For all businesses whose years begin after 12/15/15 (essentially, staring with the financial statements of 2016 calendar year ends), debt issuance costs are to be presented as a contra-liability account rather than as an asset.

Additionally, amortization of these costs should now be recorded as interest expense. Therefore, going forward the phrase “amortization expense” is only to be used for amortization of intangible assets such as goodwill, licenses, and trademarks. The debt issuance costs should be amortized over the length of the underlying loan. The calculation of the costs expensed to interest should follow the “effective rate of interest” method. In practice, amortization of loan costs using the straight-line method is acceptable if the results are not materially different from the “effective rate” method.

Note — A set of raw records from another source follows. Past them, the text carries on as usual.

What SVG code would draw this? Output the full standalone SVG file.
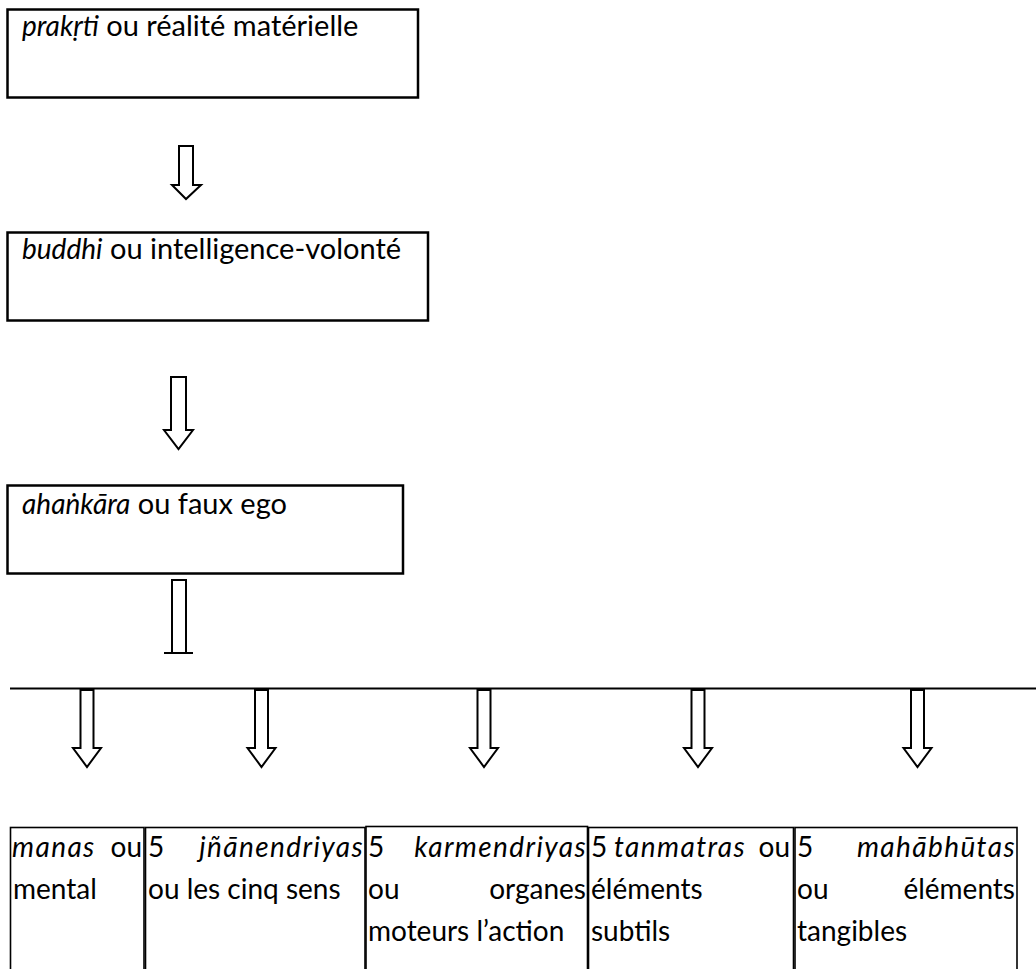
<svg xmlns="http://www.w3.org/2000/svg" width="1036" height="969" viewBox="0 0 1036 969">
<style>
  text { font-family: "Lato", "Liberation Sans", sans-serif; font-size: 28px; fill: #000; }
  .top { font-size: 29px; }
  .top .it { font-size: 28px; letter-spacing: 0; }
  .it { font-style: italic; letter-spacing: 1.4px; }
  .box { fill: #fff; stroke: #000; stroke-width: 2.5; }
  .cell { fill: #fff; stroke: #000; stroke-width: 1.6; }
  .arr { fill: #fff; stroke: #000; stroke-width: 2; stroke-linejoin: miter; }
  .ln { fill: none; stroke: #000; stroke-width: 2; }
</style>
<rect x="0" y="0" width="1036" height="969" fill="#fff"/>

<g id="node-prakrti">
  <rect class="box" x="7.5" y="9.5" width="410.5" height="88"/>
  <text class="top" x="22" y="36"><tspan class="it">prakṛti</tspan> ou réalité matérielle</text>
</g>

<g id="node-buddhi">
  <rect class="box" x="7.5" y="232.5" width="420.5" height="88"/>
  <text class="top" x="22" y="259"><tspan class="it">buddhi</tspan> ou intelligence-volonté</text>
</g>

<g id="node-ahankara">
  <rect class="box" x="7.5" y="485.5" width="395.5" height="88"/>
  <text class="top" x="22" y="514"><tspan class="it">ahaṅkāra</tspan> ou faux ego</text>
</g>

<g id="connectors">
  <path class="arr" d="M179,146 H193 V185 H201 L186,199 L172,185 H179 Z"/>
  <path class="arr" d="M171,377 H186 V430 H193 L178.5,449 L164,430 H171 Z"/>
  <path class="arr" d="M172,653 V580 H186 V653"/>
  <path class="ln" d="M164,653 H193"/>
  <path class="ln" d="M10,688.5 H1036"/>
  <path class="arr" d="M80.5,690 H93.5 V748 H101 L87,767 L73,748 H80.5 Z"/>
  <path class="arr" d="M255,690 H268 V748 H275.5 L261.5,767 L247.5,748 H255 Z"/>
  <path class="arr" d="M477.5,690 H490.5 V748 H498 L484,767 L470,748 H477.5 Z"/>
  <path class="arr" d="M691.5,690 H704.5 V748 H712 L698,767 L684,748 H691.5 Z"/>
  <path class="arr" d="M911,690 H924 V748 H931.5 L917.5,767 L903.5,748 H911 Z"/>
</g>

<g id="node-manas">
  <rect class="cell" x="10.5" y="827.5" width="133.5" height="160"/>
  <text x="12" y="857" class="it">manas</text>
  <text x="142" y="857" text-anchor="end">ou</text>
  <text x="13" y="899">mental</text>
</g>

<g id="node-jnanendriyas">
  <rect class="cell" x="145.5" y="827.5" width="219.5" height="160"/>
  <text x="148" y="857">5</text>
  <text x="364" y="857" text-anchor="end" class="it">jñānendriyas</text>
  <text x="148" y="899">ou les cinq sens</text>
</g>

<g id="node-karmendriyas">
  <rect class="cell" x="366" y="826.5" width="221.5" height="160"/>
  <text x="368" y="857">5</text>
  <text x="587" y="857" text-anchor="end" class="it">karmendriyas</text>
  <text x="368" y="899">ou</text>
  <text x="586" y="899" text-anchor="end">organes</text>
  <text x="368" y="941">moteurs l’action</text>
</g>

<g id="node-tanmatras">
  <rect class="cell" x="588.5" y="827.5" width="205" height="160"/>
  <text x="591" y="857">5</text>
  <text x="614" y="857" class="it">tanmatras</text>
  <text x="790" y="857" text-anchor="end">ou</text>
  <text x="591" y="899">éléments</text>
  <text x="591" y="941">subtils</text>
</g>

<g id="node-mahabhutas">
  <rect class="cell" x="795" y="827.5" width="222" height="160"/>
  <text x="797" y="857">5</text>
  <text x="1016" y="857" text-anchor="end" class="it">mahābhūtas</text>
  <text x="797" y="899">ou</text>
  <text x="1015" y="899" text-anchor="end">éléments</text>
  <text x="797" y="941">tangibles</text>
</g>
</svg>
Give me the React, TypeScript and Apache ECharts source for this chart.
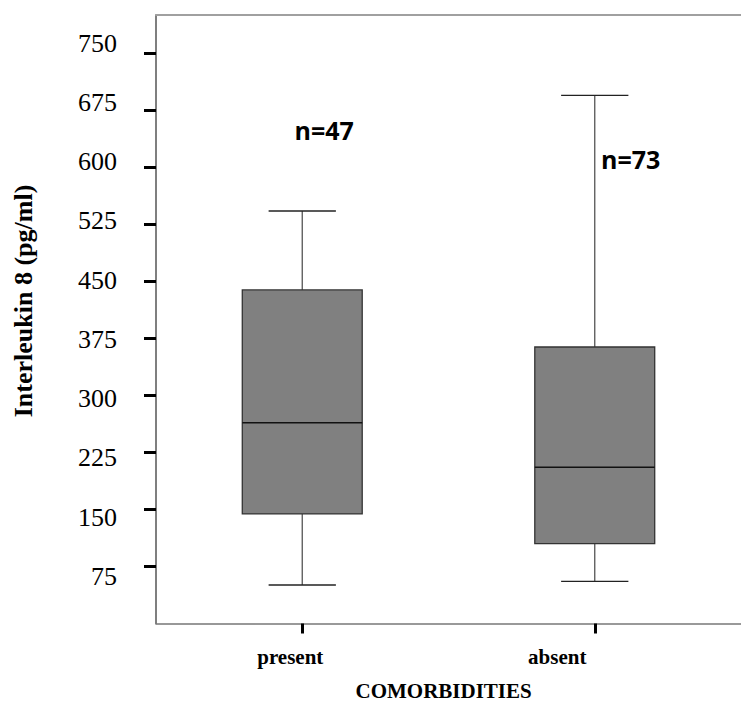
import React, { useEffect, useRef } from "react";
import * as echarts from "echarts";

const categories = ["present", "absent"];
const lowWhisker = [50.6, 55.5];
const q1Values = [144, 105];
const medianValues = [264, 205.4];
const q3Values = [438.5, 363.5];
const highWhisker = [542.3, 694.4];
const nLabels = ["n=47", "n=73"];
const nLabelValues = [649, 611];
const yTickValues = [75, 150, 225, 300, 375, 450, 525, 600, 675, 750];

export default function App() {
  const ref = useRef<HTMLDivElement>(null);

  useEffect(() => {
    document.body.style.margin = "0";
    const chart = echarts.init(ref.current!, null, { renderer: "svg" });

    const boxData = categories.map((_, i) => [
      i,
      lowWhisker[i],
      q1Values[i],
      medianValues[i],
      q3Values[i],
      highWhisker[i],
    ]);

    const renderItem = (params: any, api: any) => {
      const x = api.value(0);
      const low = api.coord([x, api.value(1)]);
      const q1 = api.coord([x, api.value(2)]);
      const med = api.coord([x, api.value(3)]);
      const q3 = api.coord([x, api.value(4)]);
      const high = api.coord([x, api.value(5)]);
      const band = api.size([1, 0])[0];
      const boxW = band * 0.41;
      const capW = band * 0.23;
      const cx = low[0];
      const lineStyle = { stroke: "#555", lineWidth: 1.3 };
      const capStyle = { stroke: "#222", lineWidth: 1.3 };
      return {
        type: "group",
        children: [
          { type: "line", shape: { x1: cx, y1: high[1], x2: cx, y2: q3[1] }, style: lineStyle },
          { type: "line", shape: { x1: cx, y1: q1[1], x2: cx, y2: low[1] }, style: lineStyle },
          { type: "line", shape: { x1: cx - capW / 2, y1: high[1], x2: cx + capW / 2, y2: high[1] }, style: capStyle },
          { type: "line", shape: { x1: cx - capW / 2, y1: low[1], x2: cx + capW / 2, y2: low[1] }, style: capStyle },
          {
            type: "rect",
            shape: { x: cx - boxW / 2, y: q3[1], width: boxW, height: q1[1] - q3[1] },
            style: { fill: "#808080", stroke: "#333", lineWidth: 1.3 },
          },
          {
            type: "line",
            shape: { x1: cx - boxW / 2, y1: med[1], x2: cx + boxW / 2, y2: med[1] },
            style: { stroke: "#111", lineWidth: 1.5 },
          },
        ],
      };
    };

    const labelOffsets = [
      [22, 0],
      [36, 0],
    ];

    chart.setOption({
      animation: false,
      backgroundColor: "#fff",
      grid: { left: 156, top: 15, width: 592, height: 608.5, containLabel: false },
      xAxis: [
        {
          type: "category",
          data: categories,
          position: "bottom",
          boundaryGap: true,
          axisLine: { show: true, lineStyle: { color: "#777", width: 1.5 } },
          axisTick: { show: true, alignWithLabel: true, length: 10, inside: false, lineStyle: { color: "#000", width: 3 } },
          axisLabel: {
            margin: 23,
            formatter: (v: string, i: number) => `{c${i}|${v}}`,
            rich: {
              c0: { fontFamily: "Liberation Serif", fontWeight: "bold", fontSize: 21, color: "#000", lineHeight: 21, padding: [0, 24, 0, 0] },
              c1: { fontFamily: "Liberation Serif", fontWeight: "bold", fontSize: 21, color: "#000", lineHeight: 21, padding: [0, 75, 0, 0] },
            },
          },
          splitLine: { show: false },
        },
        {
          type: "category",
          data: categories,
          position: "top",
          axisLine: { show: true, lineStyle: { color: "#a0a0a0", width: 2 } },
          axisTick: { show: false },
          axisLabel: { show: false },
          splitLine: { show: false },
        },
      ],
      yAxis: [
        {
          type: "value",
          min: 0,
          max: 800,
          position: "left",
          axisLine: { show: true, lineStyle: { color: "#555", width: 1.5 } },
          axisTick: { show: true, length: 12, customValues: yTickValues, lineStyle: { color: "#000", width: 3 } },
          axisLabel: { show: false },
          splitLine: { show: false },
        },
        {
          type: "value",
          min: 15.26,
          max: 785.44,
          position: "left",
          offset: 0,
          axisLine: { show: false },
          axisTick: { show: false },
          axisLabel: {
            show: true,
            customValues: yTickValues,
            margin: 39,
            fontFamily: "Liberation Serif",
            fontSize: 26,
            color: "#000",
          },
          splitLine: { show: false },
        },
      ],
      graphic: [
        {
          type: "text",
          x: 23.5,
          y: 301,
          rotation: Math.PI / 2,
          style: {
            text: "Interleukin 8 (pg/ml)",
            fontFamily: "Liberation Serif",
            fontWeight: "bold",
            fontSize: 26,
            fill: "#000",
            align: "center",
            verticalAlign: "middle",
          },
        },
        {
          type: "text",
          x: 443.6,
          y: 690.5,
          style: {
            text: "COMORBIDITIES",
            fontFamily: "Liberation Serif",
            fontWeight: "bold",
            fontSize: 21,
            lineHeight: 17,
            fill: "#000",
            align: "center",
            verticalAlign: "middle",
          },
        },
      ],
      series: [
        {
          type: "custom",
          xAxisIndex: 0,
          yAxisIndex: 0,
          renderItem,
          data: boxData,
          encode: { x: 0, y: [1, 2, 3, 4, 5] },
          clip: false,
        },
        {
          type: "scatter",
          xAxisIndex: 0,
          yAxisIndex: 0,
          symbolSize: 0,
          data: categories.map((c, i) => ({
            value: [c, nLabelValues[i]],
            label: { offset: labelOffsets[i] },
          })),
          label: {
            show: true,
            position: "inside",
            formatter: (p: any) => nLabels[p.dataIndex],
            fontFamily: "Open Sans",
            fontWeight: "bold",
            fontSize: 25,
            color: "#000",
            textBorderWidth: 0,
            opacity: 1,
          },
          itemStyle: { color: "#000", opacity: 1 },
          emphasis: { disabled: true },
          silent: true,
        },
      ],
    });

    return () => chart.dispose();
  }, []);

  return (
    <div
      ref={ref}
      style={{ position: "absolute", left: 0, top: 0, width: 741, height: 701 }}
    />
  );
}
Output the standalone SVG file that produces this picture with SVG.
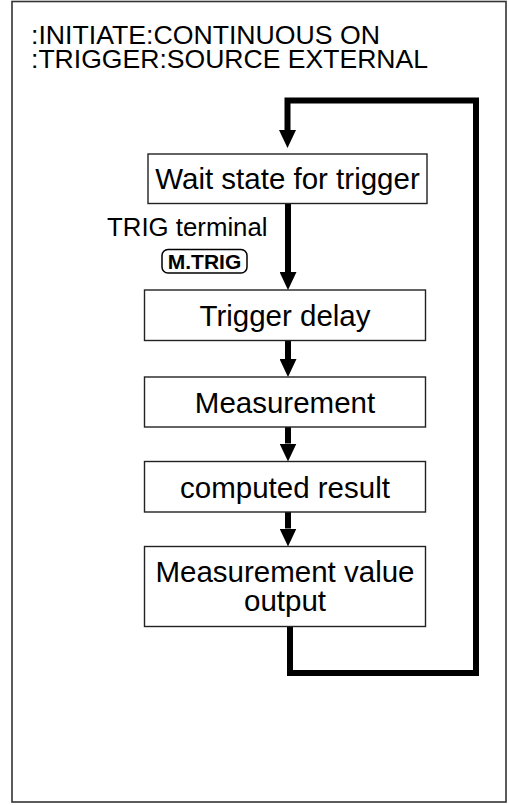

This accounting change must also be presented retroactively for prior periods in comparative financial statements. A paragraph such as the following should accompany the footnote that discloses long-term debt arrangements:

In 2016, the Cooperative retroactively adopted the requirements in FASB ASC 835-30 to present debt issuance costs as a reduction of the carrying amount of the debt rather than as an asset. Long-term debt as of December 31, 2015 was previously reported on the balance sheet as $3,117,000 with the associated $221,000 unamortized debt issuance costs included in other assets. Amortization of the debt issuance costs is reported as interest expense in the income statement.